II. — Presque à l’antipode de M. Max Müller se trouve M. Herbert Spencer qui, par un retour réfléchi à l’évhémérisme, fait des dieux de simples héros transfigurés par le souvenir, ramène la religion au culte des ancêtres, et ainsi nie d’une manière implicite que le sentiment du divin ou de l’infini en ait été l’origine. Néanmoins MM. Müller et Spencer, malgré de telles divergences, s’accordent à rejeter la théorie qui attribue la naissance des religions à l’étonnement mêlé de crainte que l’homme, être intelligent, éprouve en face de certains phénomènes naturels, au besoin d’explication et de protection qu’il éprouve devant ce qui est puissant ou terrible.

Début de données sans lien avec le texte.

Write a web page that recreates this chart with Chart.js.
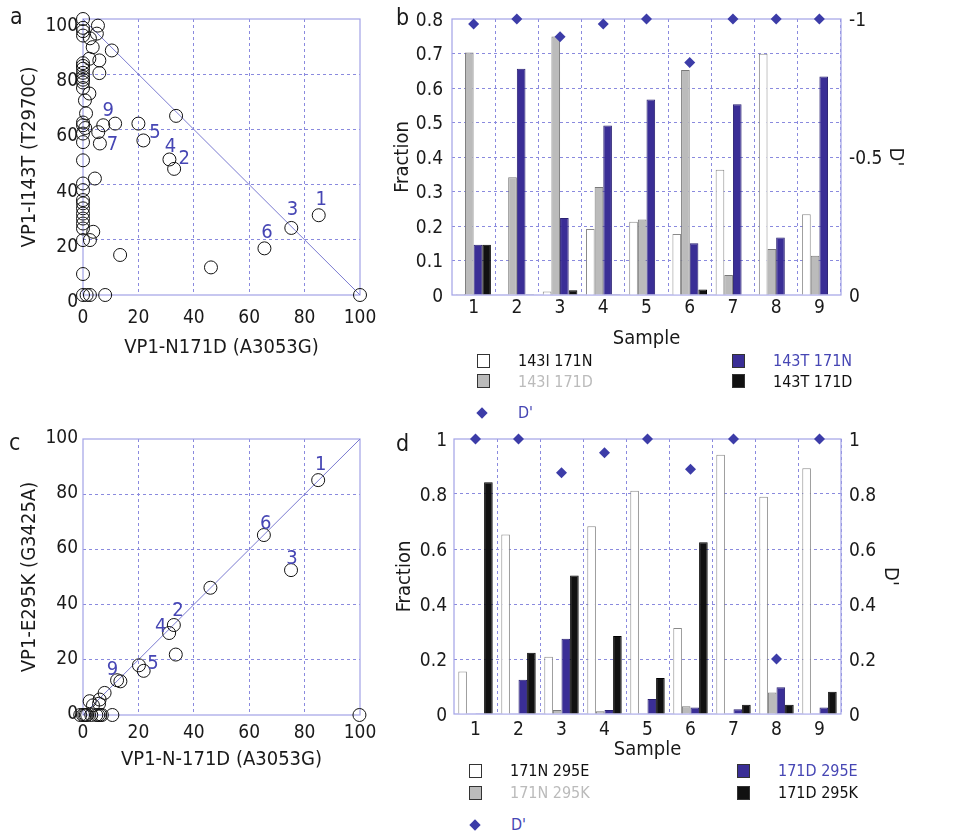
<!DOCTYPE html>
<html>
<head>
<meta charset="utf-8">
<script src="https://cdn.jsdelivr.net/npm/chart.js@4.4.1/dist/chart.umd.min.js"></script>
<style>
  html, body { margin: 0; padding: 0; background: #ffffff; }
  body { width: 974px; height: 834px; position: relative; overflow: hidden;
         font-family: 'DejaVu Sans Condensed', 'DejaVu Sans', sans-serif; color: #1a1a1a; }
  .pane { position: absolute; }
  .letter { position: absolute; font-size: 23px; line-height: 1; color: #1a1a1a; }
  .sq { position: absolute; width: 13px; height: 14px; box-sizing: border-box; border: 1px solid #333; }
  .dia { position: absolute; width: 8px; height: 8px; background: #3c3ca8; transform: rotate(45deg); }
  .lt { position: absolute; font-size: 16px; line-height: 1; white-space: nowrap; }
</style>
</head>
<body>
<div class="pane" style="left:0;top:0"><canvas id="ca" width="380" height="370"></canvas></div>
<div class="pane" style="left:380px;top:0"><canvas id="cb" width="594" height="360"></canvas></div>
<div class="pane" style="left:0;top:420px"><canvas id="cc" width="380" height="370"></canvas></div>
<div class="pane" style="left:380px;top:420px"><canvas id="cd" width="594" height="360"></canvas></div>

<div class="letter" style="left:10px;top:5px">a</div>
<div class="letter" style="left:396px;top:6px">b</div>
<div class="letter" style="left:9px;top:431px">c</div>
<div class="letter" style="left:396px;top:432px">d</div>

<!-- legend b -->
<div class="sq" style="left:477px;top:354px;background:#ffffff"></div>
<div class="lt" style="left:518px;top:353px;color:#111">143I 171N</div>
<div class="sq" style="left:477px;top:374px;background:#bbbbbb"></div>
<div class="lt" style="left:518px;top:374px;color:#bbbbbb">143I 171D</div>
<div class="sq" style="left:732px;top:354px;background:#3a2e96"></div>
<div class="lt" style="left:773px;top:353px;color:#4646b4">143T 171N</div>
<div class="sq" style="left:732px;top:374px;background:#111111"></div>
<div class="lt" style="left:773px;top:374px;color:#111">143T 171D</div>
<div class="dia" style="left:478px;top:409px"></div>
<div class="lt" style="left:518px;top:405px;color:#4646b4">D'</div>

<!-- legend d -->
<div class="sq" style="left:469px;top:764px;background:#ffffff"></div>
<div class="lt" style="left:510px;top:763px;color:#111">171N 295E</div>
<div class="sq" style="left:469px;top:786px;background:#bbbbbb"></div>
<div class="lt" style="left:510px;top:785px;color:#bbbbbb">171N 295K</div>
<div class="sq" style="left:737px;top:764px;background:#3a2e96"></div>
<div class="lt" style="left:778px;top:763px;color:#4646b4">171D 295E</div>
<div class="sq" style="left:737px;top:786px;background:#111111"></div>
<div class="lt" style="left:778px;top:785px;color:#111">171D 295K</div>
<div class="dia" style="left:471px;top:821px"></div>
<div class="lt" style="left:511px;top:817px;color:#4646b4">D'</div>

<script>
// ---------------- DATA ----------------
// Panel a: VP1-N171D (x, %) vs VP1-I143T (y, %)
const aX = [0, 0, 0, 0, 5.4, 5, 2.5, 3.5, 10.4, 2.3, 5.9, 5.9,
            0, 0, 0, 0, 0, 0, 0, 0,
            2.3, 0.7, 1.1,
            0, 0, 0.8, 0, 0, 0, 4.3, 0, 0, 0, 0, 0, 0, 0, 0, 0, 3.7, 0, 2.5, 13.4, 0,
            0, 1.3, 2.5, 8, 100,
            5.5, 6.1, 7.3, 11.6, 20, 21.8, 31.2, 32.9, 33.6, 75.2, 85.1, 65.5, 46.2];
const aY = [100, 96.8, 95.6, 94, 97.6, 94.7, 93, 89.8, 88.6, 85.6, 85, 80.4,
            84, 83, 82, 80.5, 79, 78, 77, 75,
            73, 70.5, 65.8,
            62.5, 61.5, 60.5, 58.5, 55.4, 48.8, 42.2, 40.4, 38, 34.4, 33.2, 31.4, 29.5, 27.7, 25.9, 24.1, 22.9, 19.9, 19.9, 14.5, 7.6,
            0, 0, 0, 0, 0,
            59, 54.9, 61.5, 62.1, 62.1, 56, 49.1, 45.7, 64.9, 24.3, 28.9, 16.9, 10];
const aLineX = [0, 100];
const aLineY = [100, 0];
const aLabText = ['1', '3', '6', '9', '7', '5', '4', '2'];
const aLabX = [86, 75.6, 66.4, 9.1, 10.6, 26, 31.6, 36.5];
const aLabY = [34.5, 30.9, 22.4, 66.7, 54.4, 58.6, 53.8, 49.2];

// Panel c: VP1-N-171D (x, %) vs VP1-E295K (y, %)
const cX = [84.9, 65.3, 75.1, 46, 32.8, 31.1, 33.5, 20.2, 21.9, 12.3, 13.5, 7.8, 6, 5.8, 2.4, 3.6, 99.8,
            -1, 0, 0.5, 1, 1.5, 3, 4.8, 5.5, 6.2, 6.8, 10.6];
const cY = [85.1, 65.2, 52.5, 46.1, 32.6, 29.7, 21.9, 18, 16, 12.6, 12.2, 8, 5.6, 4.1, 5, 3.5, 0,
            0, 0, 0, 0, 0, 0, 0, 0, 0, 0, 0];
const cLineX = [0, 100];
const cLineY = [0, 100];
const cLabText = ['1', '6', '3', '2', '4', '5', '9'];
const cLabX = [85.8, 66, 75.4, 34.3, 28.1, 25.3, 10.6];
const cLabY = [90.6, 69.2, 56.7, 37.7, 31.9, 18.4, 16.2];

// Panels b and d
const samples = ['1', '2', '3', '4', '5', '6', '7', '8', '9'];
const b143I171N = [0.003, 0, 0.01, 0.191, 0.212, 0.177, 0.363, 0.699, 0.234];
const b143I171D = [0.703, 0.341, 0.749, 0.313, 0.219, 0.652, 0.058, 0.133, 0.114];
const b143T171N = [0.146, 0.656, 0.223, 0.491, 0.567, 0.15, 0.553, 0.167, 0.633];
const b143T171D = [0.146, 0.002, 0.0135, 0.002, 0, 0.016, 0, 0, 0];
const bDprime   = [-0.982, -1, -0.936, -0.982, -1, -0.842, -1, -1, -1];

const d171N295E = [0.155, 0.653, 0.208, 0.683, 0.812, 0.313, 0.943, 0.79, 0.894];
const d171N295K = [0, 0, 0.015, 0.01, 0, 0.028, 0, 0.078, 0];
const d171D295E = [0.003, 0.125, 0.274, 0.015, 0.055, 0.024, 0.017, 0.097, 0.024];
const d171D295K = [0.843, 0.223, 0.504, 0.284, 0.131, 0.625, 0.034, 0.034, 0.081];
const dDprime   = [1, 1, 0.877, 0.95, 1, 0.89, 1, 0.2, 1];

// ---------------- STYLE ----------------
const FF = "'DejaVu Sans Condensed', 'DejaVu Sans', sans-serif";
const GRID = '#8a8ade';
const FRAME = '#a2a2e6';
const TXT = '#1a1a1a';
const LBL = '#4646b4';
const DIA = '#3c3ca8';
const DASH = [3, 3];
Chart.defaults.font.family = FF;
Chart.defaults.color = TXT;
Chart.defaults.animation = false;

const tickFont = { family: FF, size: 19 };
const titleFont = { family: FF, size: 20 };

function fmt(v) { return String(Math.round(v * 1000) / 1000); }

function gridColor(c) {
  const s = c.scale;
  const last = (s.options.grid && s.options.grid.offset) ? s.ticks.length : s.ticks.length - 1;
  return (c.index === 0 || c.index === last) ? 'rgba(0,0,0,0)' : GRID;
}

function noPad(s) { s.paddingLeft = 0; s.paddingRight = 0; s.paddingTop = 0; s.paddingBottom = 0; }

const framePlugin = {
  id: 'frame',
  beforeDatasetsDraw(chart) {
    const a = chart.chartArea, ctx = chart.ctx;
    ctx.save();
    ctx.strokeStyle = FRAME;
    ctx.lineWidth = 1.2;
    ctx.strokeRect(a.left, a.top, a.right - a.left, a.bottom - a.top);
    ctx.restore();
  }
};

const labelPlugin = {
  id: 'ptLabels',
  afterDatasetsDraw(chart, args, opts) {
    if (!opts || !opts.texts) return;
    const ctx = chart.ctx, xs = chart.scales.x, ys = chart.scales.y;
    ctx.save();
    ctx.font = '20px ' + FF;
    ctx.fillStyle = LBL;
    ctx.textAlign = 'center';
    ctx.textBaseline = 'middle';
    opts.texts.forEach((t, i) => {
      ctx.fillText(t, xs.getPixelForValue(opts.xs[i]), ys.getPixelForValue(opts.ys[i]));
    });
    ctx.restore();
  }
};

function zip(xs, ys) { return xs.map((x, i) => ({ x: x, y: ys[i] })); }

function scatter(id, xs, ys, lx, ly, labT, labX, labY, xTitle, yTitle, geo) {
  new Chart(document.getElementById(id), {
    type: 'scatter',
    data: {
      datasets: [
        { data: zip(lx, ly), showLine: true, borderColor: '#7a7ad0', borderWidth: 1,
          pointRadius: 0, fill: false, clip: false, order: 2 },
        { data: zip(xs, ys), pointStyle: 'circle', pointRadius: 6.5, pointBorderWidth: 1,
          pointBorderColor: '#111111', pointBackgroundColor: 'rgba(0,0,0,0)', clip: false, order: 1 }
      ]
    },
    options: {
      responsive: false,
      animation: false,
      layout: { padding: { left: 0, top: 19, right: 20, bottom: 0 } },
      plugins: { legend: { display: false }, tooltip: { enabled: false },
                 ptLabels: { texts: labT, xs: labX, ys: labY } },
      scales: {
        x: {
          type: 'linear', min: 0, max: 100,
          ticks: { stepSize: 20, font: tickFont, color: TXT, padding: geo.xTickPad, callback: fmt },
          grid: { color: gridColor, lineWidth: 1, drawTicks: false },
          border: { display: false, dash: DASH },
          title: { display: true, text: xTitle, font: titleFont, color: TXT,
                   padding: { top: 0, bottom: geo.xTitlePad } },
          afterFit(s) { s.height = 75; noPad(s); }
        },
        y: {
          type: 'linear', min: 0, max: 100,
          ticks: { stepSize: 20, font: tickFont, color: TXT, padding: 5, labelOffset: geo.yLabelOffset, callback: fmt },
          grid: { color: gridColor, lineWidth: 1, drawTicks: false },
          border: { display: false, dash: DASH },
          title: { display: true, text: yTitle, font: titleFont, color: TXT,
                   padding: { top: 18, bottom: 0 } },
          afterFit(s) { s.width = 83; noPad(s); }
        }
      }
    },
    plugins: [framePlugin, labelPlugin]
  });
}

function bars(id, series, dp, yMax, yStep, y2, geo) {
  const colors = [
    { bg: '#ffffff', bd: '#8a8a8a' },
    { bg: '#bbbbbb', bd: '#7a7a7a' },
    { bg: '#3a2e96', bd: '#2a2072' },
    { bg: '#111111', bd: '#000000' }
  ];
  const ds = series.map((vals, i) => ({
    type: 'bar', data: vals, yAxisID: 'y', backgroundColor: colors[i].bg,
    borderColor: colors[i].bd, borderWidth: 1, categoryPercentage: 0.8, barPercentage: 1.0, order: 2
  }));
  ds.push({ type: 'line', data: dp, yAxisID: 'y2', showLine: false, pointStyle: 'rectRot',
            pointRadius: 5.5, pointBackgroundColor: DIA, pointBorderColor: DIA, pointBorderWidth: 0,
            clip: false, order: 1 });
  new Chart(document.getElementById(id), {
    type: 'bar',
    data: { labels: samples, datasets: ds },
    options: {
      responsive: false,
      animation: false,
      layout: { padding: { left: 0, top: 19, right: 0, bottom: 0 } },
      plugins: { legend: { display: false }, tooltip: { enabled: false } },
      scales: {
        x: {
          type: 'category', offset: true,
          ticks: { font: tickFont, color: TXT, padding: geo.xTickPad },
          grid: { offset: true, color: gridColor, lineWidth: 1, drawTicks: false },
          border: { display: false, dash: DASH },
          title: { display: true, text: 'Sample', font: titleFont, color: TXT,
                   padding: { top: 0, bottom: geo.xTitlePad } },
          afterFit(s) { s.height = geo.xH; noPad(s); }
        },
        y: {
          type: 'linear', position: 'left', min: 0, max: yMax,
          ticks: { stepSize: yStep, font: tickFont, color: TXT, padding: geo.yTickPad, labelOffset: 2, callback: fmt },
          grid: { color: gridColor, lineWidth: 1, drawTicks: false },
          border: { display: false, dash: DASH },
          title: { display: true, text: 'Fraction', font: titleFont, color: TXT,
                   padding: { top: geo.yTitlePad, bottom: 0 } },
          afterFit(s) { s.width = geo.yW; noPad(s); }
        },
        y2: {
          type: 'linear', position: 'right', min: y2.min, max: y2.max, reverse: y2.reverse,
          ticks: { stepSize: y2.step, font: tickFont, color: TXT, padding: 8, labelOffset: 2, callback: fmt },
          grid: { drawOnChartArea: false, drawTicks: false },
          border: { display: false },
          title: { display: true, text: "D'", font: titleFont, color: TXT,
                   padding: { top: geo.y2TitlePad, bottom: 0 } },
          afterFit(s) { s.width = geo.y2W; noPad(s); }
        }
      }
    },
    plugins: [framePlugin]
  });
}

scatter('ca', aX, aY, aLineX, aLineY, aLabText, aLabX, aLabY,
        'VP1-N171D (A3053G)', 'VP1-I143T (T2970C)',
        { xTickPad: 11.6, xTitlePad: 10, yLabelOffset: 7 });
scatter('cc', cX, cY, cLineX, cLineY, cLabText, cLabX, cLabY,
        'VP1-N-171D (A3053G)', 'VP1-E295K (G3425A)',
        { xTickPad: 6.6, xTitlePad: 18, yLabelOffset: -1 });

bars('cb', [b143I171N, b143I171D, b143T171N, b143T171D], bDprime, 0.8, 0.1,
     { min: -1, max: 0, reverse: true, step: 0.5 },
     { xTickPad: 1.6, xTitlePad: 9, xH: 65, yW: 72, yTickPad: 9, yTitlePad: 11, y2W: 133, y2TitlePad: 67 });
bars('cd', [d171N295E, d171N295K, d171D295E, d171D295K], dDprime, 1, 0.2,
     { min: 0, max: 1, reverse: false, step: 0.2 },
     { xTickPad: 4.6, xTitlePad: 18, xH: 66, yW: 74, yTickPad: 7, yTitlePad: 13, y2W: 133, y2TitlePad: 72 });
</script>
</body>
</html>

Nous accorderons volontiers à M. Spencer que le culte des ancêtres a eu sa part dans la formation des croyances humaines ; on a déifié des héros non seulement après leur mort, mais de leur vivant même. Seulement, pourquoi ramener à ce seul principe quelque chose d’aussi complexe que les religions ? pourquoi vouloir le retrouver en tout, là même où aucun fait positif ne semble y autoriser ? Le système de M. Spencer, qui réduit toutes nos croyances à une seule, ne rappelle-t-il pas un peu trop la Genèse, qui fait sortir tous les hommes du premier couple d’Adam et d’Ève, après avoir tiré Ève elle-même d’une côte d’Adam ? S’il est excellent de chercher dans une conception primitive, vague et homogène, l’origine de toutes les croyances hétérogènes et postérieures, il faut du moins que cette conception primitive soit suffisamment large pour pouvoir à l’avance contenir en soi toutes les autres, M. Spencer est trop porté à confondre l’ « homogénéité » d’une notion avec son amplitude ; c’est par un prodige d’artifice qu’il parvient à faire sortir de son principe une théorie religieuse de l’univers.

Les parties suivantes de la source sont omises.